# Khan



## Hooked (11/11/17)

Anyone tried it yet?

Reactions: Can relate 1


----------



## zadiac (11/11/17)

Hooked said:


> Anyone tried it yet?



What is it?


----------



## Hooked (11/11/17)

zadiac said:


> What is it?


 Emissary's latest, which was launched on Friday. White rice, litchi and coconut.

Reactions: Thanks 1


----------



## BioHAZarD (11/11/17)

I would have thought white rice is better for eating. Unsure how it would add to the profile. Not much taste to rice is there?


----------



## BioHAZarD (11/11/17)

Khan - Fragrant white rice, slow-braised in aromatic coconut-cream, and garnished with opulent slices of sweet-scented litchi

That makes more sense. Previous description had it pegged as some weird fruit profile


----------



## Hooked (11/11/17)

BioHAZarD said:


> I would have thought white rice is better for eating. Unsure how it would add to the profile. Not much taste to rice is there?

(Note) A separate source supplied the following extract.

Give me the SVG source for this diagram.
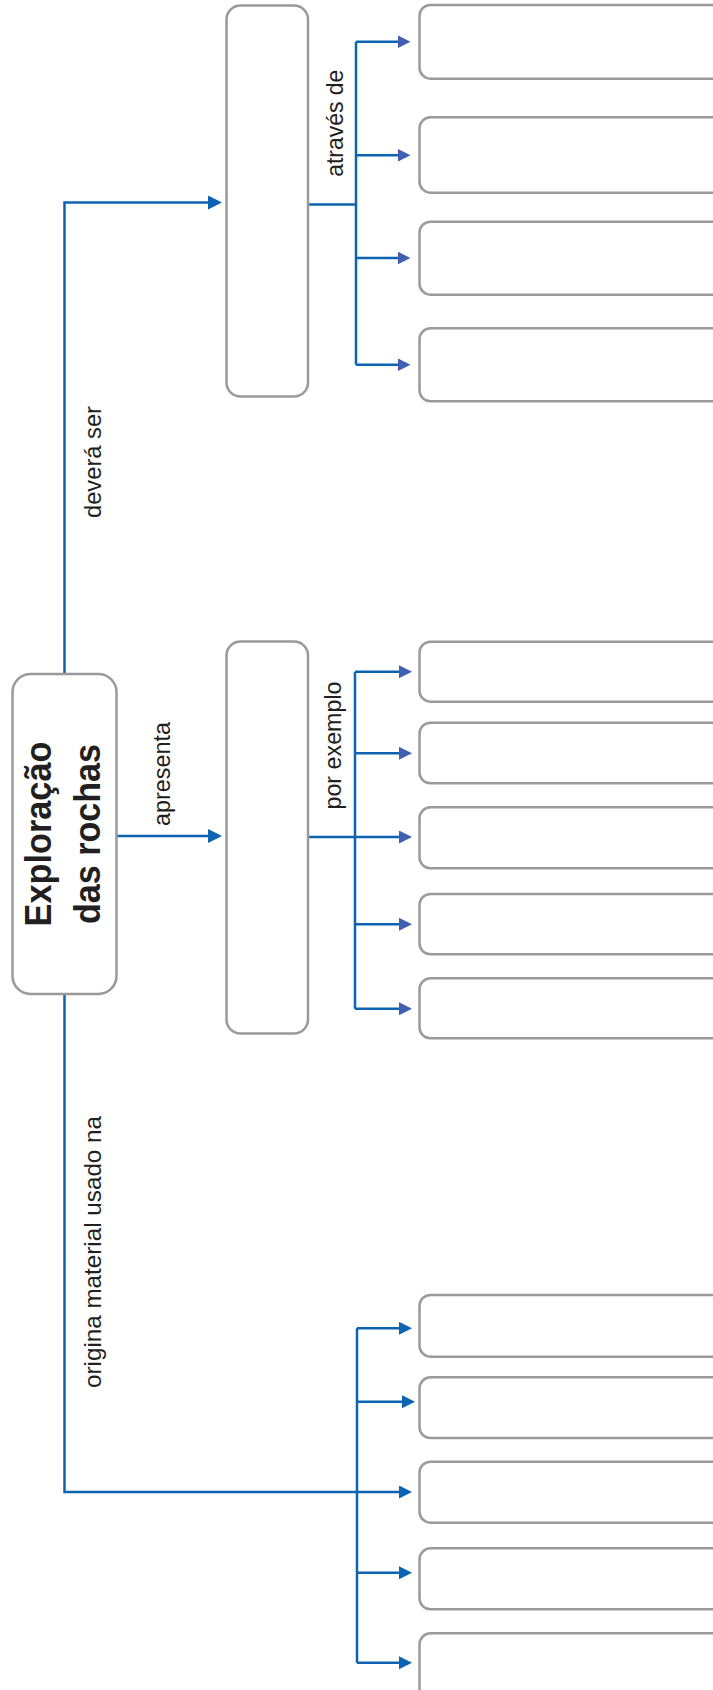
<svg xmlns="http://www.w3.org/2000/svg" width="713" height="1690" viewBox="0 0 713 1690">
<style>
.box{fill:#fff;stroke:#9b999a;stroke-width:2.5}
.ln{fill:none;stroke:#0b63b1;stroke-width:2.5}
.lbl{font-family:"Liberation Sans",Arial,sans-serif;font-size:24px;fill:#231f20;text-anchor:middle}
.ttl{font-family:"Liberation Sans",Arial,sans-serif;font-size:36px;font-weight:bold;fill:#231f20;text-anchor:middle}
</style>
<defs>
<marker id="ah" markerUnits="userSpaceOnUse" markerWidth="14" markerHeight="14" refX="7" refY="6.5" orient="auto">
<path d="M0,0 L13,6.5 L0,13 z" fill="#0b63b1"/>
</marker>
<marker id="ahb" markerUnits="userSpaceOnUse" markerWidth="14" markerHeight="14" refX="7" refY="6.5" orient="auto">
<path d="M0,0 L13,6.5 L0,13 z" fill="#3f5fb0"/>
</marker>
<marker id="ahm" markerUnits="userSpaceOnUse" markerWidth="15" markerHeight="15" refX="7" refY="7" orient="auto">
<path d="M0,0 L14,7 L0,14 z" fill="#0b63b1"/>
</marker>
</defs>

<g id="connectors">
<path class="ln" d="M64.5,674 V202.5 H215" marker-end="url(#ahm)"/>
<path class="ln" d="M64.5,994 V1492 H406" marker-end="url(#ah)"/>
<path class="ln" d="M116.5,836 H215" marker-end="url(#ahm)"/>

<path class="ln" d="M308,204.5 H356"/>
<path class="ln" d="M356,41.7 V364.7"/>
<path class="ln" d="M356,41.7 H404.5" marker-end="url(#ahb)"/>
<path class="ln" d="M356,155.3 H404.5" marker-end="url(#ahb)"/>
<path class="ln" d="M356,258 H404.5" marker-end="url(#ahb)"/>
<path class="ln" d="M356,364.7 H404.5" marker-end="url(#ahb)"/>

<path class="ln" d="M308,837 H406" marker-end="url(#ahb)"/>
<path class="ln" d="M355,671.7 V1008.7"/>
<path class="ln" d="M355,671.7 H406" marker-end="url(#ahb)"/>
<path class="ln" d="M355,753.3 H406" marker-end="url(#ahb)"/>
<path class="ln" d="M355,924.3 H406" marker-end="url(#ahb)"/>
<path class="ln" d="M355,1008.7 H406" marker-end="url(#ahb)"/>

<path class="ln" d="M357,1328.3 V1662.7"/>
<path class="ln" d="M357,1328.3 H406" marker-end="url(#ah)"/>
<path class="ln" d="M357,1401.7 H409" marker-end="url(#ah)"/>
<path class="ln" d="M357,1572.7 H406" marker-end="url(#ah)"/>
<path class="ln" d="M357,1662.7 H406" marker-end="url(#ah)"/>

<text class="lbl" transform="translate(100.5,462) rotate(-90)" textLength="112" lengthAdjust="spacingAndGlyphs">deverá ser</text>
<text class="lbl" transform="translate(100.5,1252) rotate(-90)" textLength="272" lengthAdjust="spacingAndGlyphs">origina material usado na</text>
<text class="lbl" transform="translate(170,774) rotate(-90)" textLength="104" lengthAdjust="spacingAndGlyphs">apresenta</text>
<text class="lbl" transform="translate(341,745.5) rotate(-90)" textLength="128" lengthAdjust="spacingAndGlyphs">por exemplo</text>
<text class="lbl" transform="translate(343,123.3) rotate(-90)" textLength="107" lengthAdjust="spacingAndGlyphs">através de</text>
</g>

<g id="main">
<rect class="box" x="12.5" y="674" width="104" height="320" rx="18"/>
<text class="ttl" transform="translate(51,834) rotate(-90)" textLength="185" lengthAdjust="spacingAndGlyphs">Exploração</text>
<text class="ttl" transform="translate(99.5,834) rotate(-90)" textLength="180" lengthAdjust="spacingAndGlyphs">das rochas</text>
</g>

<g id="n-dever"><rect class="box" x="226.5" y="5.5" width="81.5" height="391" rx="14"/></g>
<g id="n-apresenta"><rect class="box" x="226.5" y="641.5" width="81.5" height="392" rx="14"/></g>

<g id="t1"><rect class="box" x="419.5" y="5" width="320" height="73.7" rx="11"/></g>
<g id="t2"><rect class="box" x="419.5" y="117.3" width="320" height="75.4" rx="11"/></g>
<g id="t3"><rect class="box" x="419.5" y="221.7" width="320" height="73" rx="11"/></g>
<g id="t4"><rect class="box" x="419.5" y="328.3" width="320" height="73" rx="11"/></g>

<g id="m1"><rect class="box" x="419.5" y="641.7" width="320" height="60" rx="11"/></g>
<g id="m2"><rect class="box" x="419.5" y="722.7" width="320" height="60.6" rx="11"/></g>
<g id="m3"><rect class="box" x="419.5" y="807.3" width="320" height="61" rx="11"/></g>
<g id="m4"><rect class="box" x="419.5" y="894" width="320" height="60.3" rx="11"/></g>
<g id="m5"><rect class="box" x="419.5" y="978.3" width="320" height="60" rx="11"/></g>

<g id="b1"><rect class="box" x="419.5" y="1295" width="320" height="61.7" rx="11"/></g>
<g id="b2"><rect class="box" x="419.5" y="1377.3" width="320" height="60.7" rx="11"/></g>
<g id="b3"><rect class="box" x="419.5" y="1461.7" width="320" height="61" rx="11"/></g>
<g id="b4"><rect class="box" x="419.5" y="1548.3" width="320" height="61" rx="11"/></g>
<g id="b5"><rect class="box" x="419.5" y="1633.3" width="320" height="100" rx="11"/></g>
</svg>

@BioHAZarD Ah, but there is a taste to rice. I lived in China for 6 years and ate it every day. When I was in SA on holiday, I missed it so much!

Reactions: Like 1 | Agree 1


----------



## BioHAZarD (11/11/17)

Hooked said:


> @BioHAZarD Ah, but there is a taste to rice. I lived in China for 6 years and ate it every day. When I was in SA on holiday, I missed it so much!


Too true but not with normal old taste rice  

Sent from the abyss


----------



## Hooked (11/11/17)

BioHAZarD said:


> Too true but not with normal old taste rice
> 
> Sent from the abyss


@BioHAZarD but with litchi and coconut added oooooohhhhh!

Reactions: Funny 1


----------



## vicTor (11/11/17)

i like the panda, looks angry ...lol

Reactions: Like 3 | Agree 1 | Funny 1


----------



## kev mac (12/11/17)

BioHAZarD said:


> I would have thought white rice is better for eating. Unsure how it would add to the profile. Not much taste to rice is there?


Sounds like a dish off a menu at a Chinese restaurant.

Reactions: Like 3


----------



## Stosta (12/11/17)

Emissary do some amazing flavors and I love that they go for unique profiles!

@arbdullah picked some up, perhaps he can give us a bit more info?

Reactions: Like 2


----------



## arbdullah (12/11/17)

Stosta said:


> Emissary do some amazing flavors and I love that they go for unique profiles!
> 
> @arbdullah picked some up, perhaps he can give us a bit more info?



Think less curry and rice and more rice pudding/sweet braised rice. Similar to the Dinner Lady juice of the same name. The coconut/rice dessert flavours come through quite clearly, along with something reminiscent of lemongrass?

The litchi is interesting, I smell it more than I taste it - but it's definitely present. 

All in all, it's an interesting juice. Definitely sweet, but completely different to the fructose laden kind that everyone loves to hate.

Reactions: Like 3 | Informative 1 | Useful 1


----------